Pixies at The Piece Hall
Johnny James, Managing EditorLegendary Boston band Pixies are performing a one-off show at Halifax’s glorious Piece Hall this summer.
Key figures of the late 80s alt/rock movement, Pixies blazed the trail for everyone from Pearl Jam to Nirvana to Radiohead. Recorded in just 10 days at the end of 1987, the band’s ferocious debut album Surfa Rosa introduced the world to their iconic ‘loudquietloud’ sound, with Kim Deal’s basslines serving as cool counterpoint to Black Francis’s maniacal vocals and Joey Santiago’s flesh-searing guitars.
A year later, the exotic gristle of Doolittle made a mockery the ‘difficult second album’. Across iconic tracks like ‘Debaser’ and ‘Hey’ the band tempered their perverse humour and oddball experimentalism with enough pop hooks to secure mainstream appeal. David Bowie echoed the general sentiment when he called Doolittle “the most compelling music outside of Sonic Youth made in the entire 80s”.
Two more great albums (Bossanova in 1990, Trompe le Monde in 1991), followed before Pixies disbanded in 1993. The odd reunion tour aside, it would be two decades before fans got what they really wanted: new music, albeit minus Kim Deal, who left the band six days into the recording of 2014’s understated and, let’s be honest, slightly underwhelming Indie Cindy.
Bassist Paz Lenchantin, who went on the road with the band in 2014, became Pixies’ permanent bassist in 2016, ahead of two more studio albums: Head Carrier and Beneath the Eyrie, the latter twisting something gothy and theatrical into the classic formula.
In June 2022, the band announced their latest album, Doggerel, billed as “a mature yet visceral record of gruesome folk, ballroom pop and brutal rock, haunted by the ghosts of affairs and indulgences, driven wild by cosmic forces and envisioning digital afterlives where no God has provided one. And all the while, right there on the news, another distant storm approaches.”

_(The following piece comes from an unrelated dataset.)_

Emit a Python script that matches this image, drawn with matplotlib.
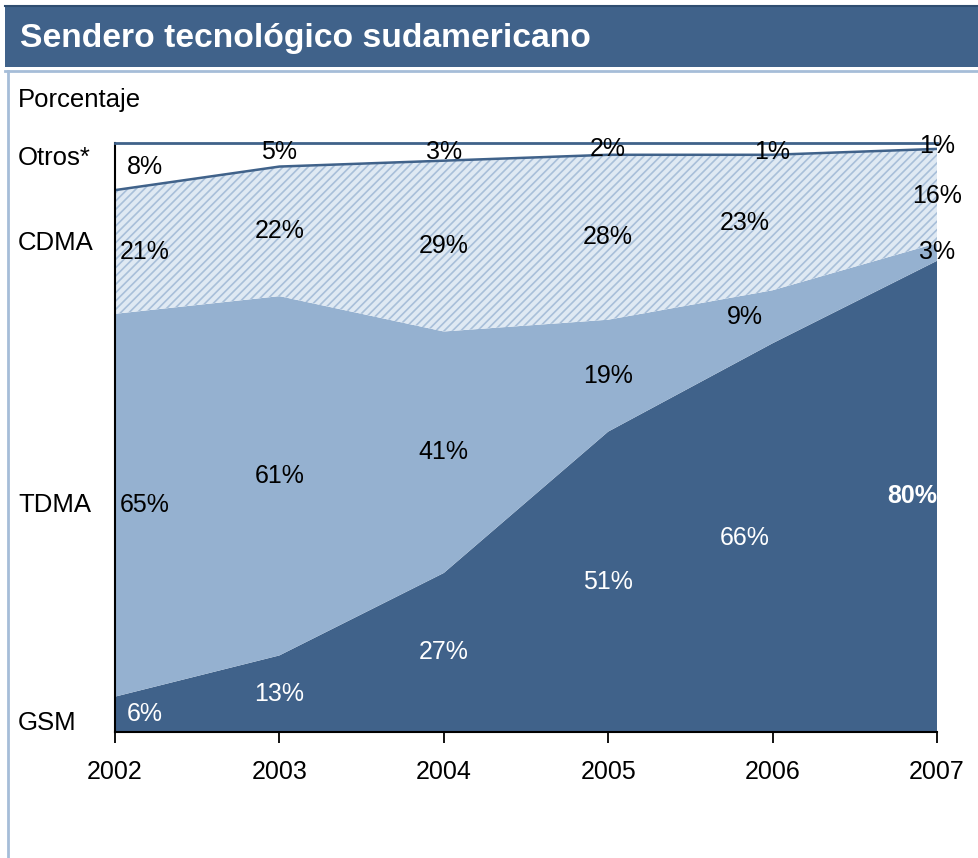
import matplotlib
matplotlib.use("Agg")
import matplotlib.pyplot as plt
from matplotlib.patches import Rectangle
from matplotlib.lines import Line2D
import numpy as np

plt.rcParams['font.family'] = ['Liberation Sans', 'DejaVu Sans']
plt.rcParams['hatch.linewidth'] = 1.2

years = [2002, 2003, 2004, 2005, 2006, 2007]
series_names = ["GSM", "TDMA", "CDMA", "Otros*"]
gsm = [6, 13, 27, 51, 66, 80]
tdma = [65, 61, 41, 19, 9, 3]
cdma = [21, 22, 29, 28, 23, 16]
otros = [8, 5, 3, 2, 1, 1]

title = "Sendero tecnológico sudamericano"
ylabel = "Porcentaje"

DARK = "#40628A"
LIGHT = "#95B1D0"
HATCH_BG = "#DFE9F3"
HATCH_FG = "#A8BFD9"
PALE = "#A6BDD8"

W, H = 979, 858
fig = plt.figure(figsize=(W / 100, H / 100), dpi=100)

# title bar
fig.add_artist(Rectangle((5 / W, 1 - 67 / H), 1, 61 / H, transform=fig.transFigure,
                         facecolor=DARK, edgecolor="none"))
fig.add_artist(Line2D([5 / W, 1], [1 - 6 / H, 1 - 6 / H], transform=fig.transFigure,
                      color="#2F4D70", lw=1.5))
fig.text(20 / W, 1 - 38 / H, title, color="white", fontsize=24.2, fontweight="bold",
         va="center", ha="left")
fig.add_artist(Line2D([5 / W, 1], [1 - 71 / H, 1 - 71 / H], transform=fig.transFigure,
                      color=PALE, lw=2))
fig.add_artist(Line2D([8 / W, 8 / W], [0, 1 - 71 / H], transform=fig.transFigure,
                      color=PALE, lw=2))
fig.text(18 / W, 1 - 100 / H, ylabel, fontsize=18.5, va="center", ha="left")

ax = fig.add_axes([115 / W, 1 - 732 / H, (937 - 115) / W, (732 - 143) / H])
x = np.array(years, dtype=float)
g = np.array(gsm, float)
t = np.array(tdma, float)
c = np.array(cdma, float)
o = np.array(otros, float)
c1 = g
c2 = g + t
c3 = g + t + c

ax.fill_between(x, 0, c1, facecolor=DARK, edgecolor="none", lw=0)
ax.fill_between(x, c1, c2, facecolor=LIGHT, edgecolor="none", lw=0)
ax.fill_between(x, c2, c3, facecolor=HATCH_BG, edgecolor=HATCH_FG, hatch="////", lw=0)
ax.fill_between(x, c3, 100, facecolor="white", edgecolor="none", lw=0)
ax.plot(x, c3, color=DARK, lw=1.8)

ax.set_xlim(years[0], years[-1])
ax.set_ylim(0, 100)
ax.set_yticks([])
ax.set_xticks(years)
ax.set_xticklabels([str(y) for y in years], fontsize=18)
ax.tick_params(axis="x", direction="out", length=8, width=1.3, pad=12)
for s in ["left", "bottom"]:
    ax.spines[s].set_color("black")
    ax.spines[s].set_linewidth(1.5)
ax.spines["top"].set_color(DARK)
ax.spines["top"].set_linewidth(2)
ax.spines["right"].set_visible(False)

dx = [0.18, 0, 0, 0, -0.17, 0]
fs = 18
for i, yr in enumerate(years):
    xi = yr + dx[i]
    # GSM
    if i == len(years) - 1:
        ax.text(yr, c1[i] / 2, f"{gsm[i]}%", color="white", fontsize=fs, fontweight="bold",
                ha="right", va="center")
    else:
        ax.text(xi, c1[i] / 2, f"{gsm[i]}%", color="white", fontsize=fs, ha="center", va="center")
    ax.text(xi, (c1[i] + c2[i]) / 2, f"{tdma[i]}%", color="black", fontsize=fs, ha="center", va="center")
    ax.text(xi, (c2[i] + c3[i]) / 2, f"{cdma[i]}%", color="black", fontsize=fs, ha="center", va="center")
    xo = yr if i == 4 else xi
    ax.text(xo, c3[i] + o[i] / 2, f"{otros[i]}%", color="black", fontsize=fs,
            ha="center", va="center", clip_on=False)

# row labels at the left
row_y = [c1[0] / 2 - 1.5, (c1[0] + c2[0]) / 2, (c2[0] + c3[0]) / 2 + 1.5, 97.5]
for name, yv in zip(series_names, row_y):
    ax.annotate(name, xy=(0, yv), xycoords=("axes fraction", "data"),
                xytext=(-97, 0), textcoords="offset pixels", fontsize=18.5,
                ha="left", va="center")

fig.savefig("out.png", dpi=100)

The album’s excellent, prowling first single, ‘There’s A Moon On’, fits into the space between prototype squalling Pixies guitars and rock classicism. Its follow-up, ‘Vault of Heaven’, leans into brooding Morricone-style desert rock, Pixified with absurdist lyrics. But there’s also a ferocious edge to the record, one that feeds into the grinding intensity and surrealism of ‘Nomatterday’ and The Who-like power of ‘Dregs of the Wine’, surely the first and last Pixies song to namecheck Van Halen.
Doggerel‘s ferociousness is more than matched by the band’s current live show. We were lucky enough to catch their intimate Band on the Wall gig last year and, well, it was right up there. The band’s perverse magic is as alive as ever, and their classic tracks still sound vital, defiant, ageless. If you’ve never seen Pixies live, there are few better venues for your maiden voyage than Halifax’s beautiful Piece Hall.